Thanks for your reply, I think I will try to implement your method of doing all integrals all together. I tested a simple code but it seems like complex number is not supported

import numpy
import vegas

f = lambda x: x * (1.0 + 1.0j)

integrator = vegas.Integrator([[0.0, 1.0]])
integral = integrator(f, nitn = 10, neval = 1e5)

print integral

And I get a warning

ComplexWarning: Casting complex values to real discards the imaginary part

Do I have to separate the real and imaginary part manually or the vegas library can support complex number?

gplepage commented 5 years ago

vegas does not support complex numbers directly (it is on the list for some day). For complex integrands I find it easiest to do all the work inside the integrand using complex numbers, separating them into real and imaginary at the very last step. For example, if you want your integrand to return a complex-valued array table you could use code like:

def sigma(x):
    ...
    table = ... complex array ...
    return dict(real=np.real(table), imag=np.imag(table))

The result returned by the integrator would be a dictionary, so you reconstruct complex numbers from it using something like:

result = integrator(sigma, neval=10000)
result = result['real'] + 1j * result['imag']

The dictionary could also contain other integrands, in addition to the real and imaginary parts of table.

zhyiyu commented 5 years ago

Thanks you so much for your help! I will try to implement that.

zhyiyu commented 5 years ago

I tried the method of doing multiple integrals at the same time, the problem is, sometimes it is much more accurate, but sometimes it is not as accurate as the method I used in the beginning. This should because I am trying to do too many other integrals all together, which made the Integrator confusing.

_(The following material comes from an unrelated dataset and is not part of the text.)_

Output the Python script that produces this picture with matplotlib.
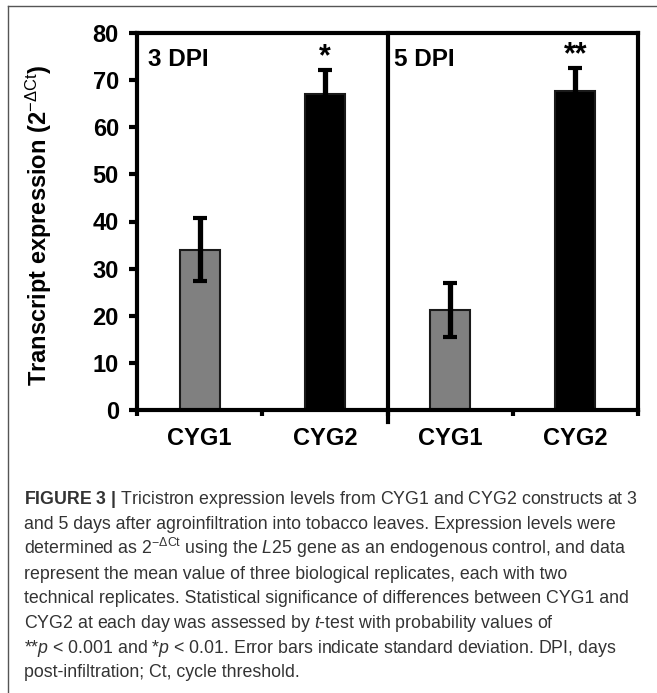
import matplotlib
matplotlib.use("Agg")
import matplotlib.pyplot as plt
from matplotlib.lines import Line2D

# data
groups = ["CYG1", "CYG2", "CYG1", "CYG2"]
means = [34.0, 67.0, 21.2, 67.6]
sd = [6.7, 5.2, 5.8, 5.0]
bar_colors = ["#808080", "#000000", "#808080", "#000000"]
stars = ["", "*", "", "**"]
panels = ["3 DPI", "5 DPI"]
yticks = [0, 10, 20, 30, 40, 50, 60, 70, 80]

caption = [
    r"$\mathbf{FIGURE\ 3\ |}$ Tricistron expression levels from CYG1 and CYG2 constructs at 3",
    "and 5 days after agroinfiltration into tobacco leaves. Expression levels were",
    r"determined as 2$^{-\Delta\mathrm{Ct}}$ using the $\mathit{L25}$ gene as an endogenous control, and data",
    "represent the mean value of three biological replicates, each with two",
    "technical replicates. Statistical significance of differences between CYG1 and",
    r"CYG2 at each day was assessed by $t$-test with probability values of",
    r"**$p$ < 0.001 and *$p$ < 0.01. Error bars indicate standard deviation. DPI, days",
    "post-infiltration; Ct, cycle threshold.",
]

plt.rcParams['font.family'] = ['Liberation Sans', 'DejaVu Sans']
plt.rcParams['mathtext.fontset'] = 'custom'
plt.rcParams['mathtext.rm'] = 'Liberation Sans'
plt.rcParams['mathtext.it'] = 'Liberation Sans:italic'
plt.rcParams['mathtext.bf'] = 'Liberation Sans:bold'

W, H = 657, 693
fig = plt.figure(figsize=(W / 100, H / 100), dpi=100)
ax = fig.add_axes([137 / W, 1 - 410 / H, 501 / W, 377 / H])

x = list(range(len(groups)))
ax.bar(x, means, width=0.32, color=bar_colors, edgecolor="#1a1a1a",
       linewidth=1.5, zorder=2)
ax.errorbar(x, means, yerr=sd, fmt="none", ecolor="black", elinewidth=3.8,
            capsize=4.7, capthick=3, zorder=3)

for i, s in enumerate(stars):
    if s:
        ax.text(i, means[i] + sd[i] + 2.6, s, ha="center", va="center",
                fontsize=22, fontweight="bold")

ax.text(-0.41, 74.3, panels[0], ha="left", va="center", fontsize=17.5,
        fontweight="bold")
ax.text(1.55, 74.3, panels[1], ha="left", va="center", fontsize=17.5,
        fontweight="bold")

ax.set_xlim(-0.5, 3.5)
ax.set_ylim(0, 80)
ax.axvline(1.5, ymin=-0.032, ymax=1, color="black", lw=3, clip_on=False)

for sp in ax.spines.values():
    sp.set_linewidth(3)

ax.set_xticks([-0.5, 0.5, 1.5, 2.5, 3.5])
ax.set_xticklabels([])
ax.tick_params(axis="x", which="major", length=4.5, width=3, direction="out")
ax.set_xticks(x, minor=True)
ax.set_xticklabels(groups, minor=True, fontsize=17, fontweight="bold")
ax.tick_params(axis="x", which="minor", length=0, pad=12)

ax.set_yticks(yticks)
ax.set_yticklabels([str(v) for v in yticks], fontsize=17, fontweight="bold")
ax.tick_params(axis="y", length=6, width=3, direction="out", pad=7)

ax.set_ylabel(r"Transcript expression (2$^{\mathrm{-\Delta Ct}}$)",
              fontsize=17, fontweight="bold")
ax.yaxis.set_label_coords(-0.166, 0.49)

# outer frame (cropped on right/bottom)
fig.add_artist(Line2D([8 / W, 1], [1 - 6 / H, 1 - 6 / H],
                      transform=fig.transFigure, color="#555555", lw=1))
fig.add_artist(Line2D([8 / W, 8 / W], [0, 1 - 6 / H],
                      transform=fig.transFigure, color="#555555", lw=1))

for k, line in enumerate(caption):
    yb = 504.5 + k * 24.7
    fig.text(24 / W, 1 - yb / H, line, ha="left", va="baseline",
             fontsize=12.8, color="#333333")

fig.savefig("out.png", dpi=100)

gplepage commented 5 years ago

The Integrator should not get confused, but you need to be careful about what it is adapting to. When there are multiple integrands, the integrator adapts to the first integrand in the result. So in a function like

def sigma(x):
    ... calculate real-valued sigma_value as in your original code ...
    ... calculate complex-valued table ...
    return dict(sigma=sigma_value, real=np.real(table), imag=np.imag(table))

the Integrator will adapt to sigma_value, not to the table values, because sigma_value appears first in the dictionary. (I am assuming you are using Python 3; if not you need to use an ordered dictionary like collections.OrderedDict.) This would be analogous to your original plan; it shouldn't be less accurate than the original method. If there is some other combination of sigma_value and table that would be better for the adaptation, form that combination and make it the first entry in the dictionary.

One other point, if calculating table is expensive in the above example, you might want to make two versions of sigma(x), one with table and one without. The latter version would be used to adapt the grid and then the former version used with the already adapted grid. This can save a bit run time. The set up would be as follows:

import vegas
import numpy as np 

def sigma(x):
    ... calculate sigma_value as before ..
    return sigma_value

def sigma_table(x):
    ... calculate sigma_value ...
    ... calculate complex-valued table ...
    return dict(sigma=sigma_value, real=np.real(table), imag=np.imag(table))

integrator = vegas.Integrator(2 * [(0,1)])
# adapt to sigma
result = integrator(sigma, neval=10000, ...)
# now add table, but with an adapted integrator
result = integrator(sigma_table, neval=10000, ...)
sigma_value = result['sigma_value']
table = result['real'] + 1j * result['imag']
zhyiyu commented 5 years ago

Sorry for late reply. In order to construct the table, there are 72 other values I have to return and that makes adapting the integrator particularly hard. I will try to look into the structure of each individuals and see if this procedure can be done within a reasonable amount of time.

Thank you again for your helpful advice and patient comments!

gplepage commented 5 years ago

I am closing this issue because it has become inactive (and the questions asked were answered). Feel free to contact me if you have further questions.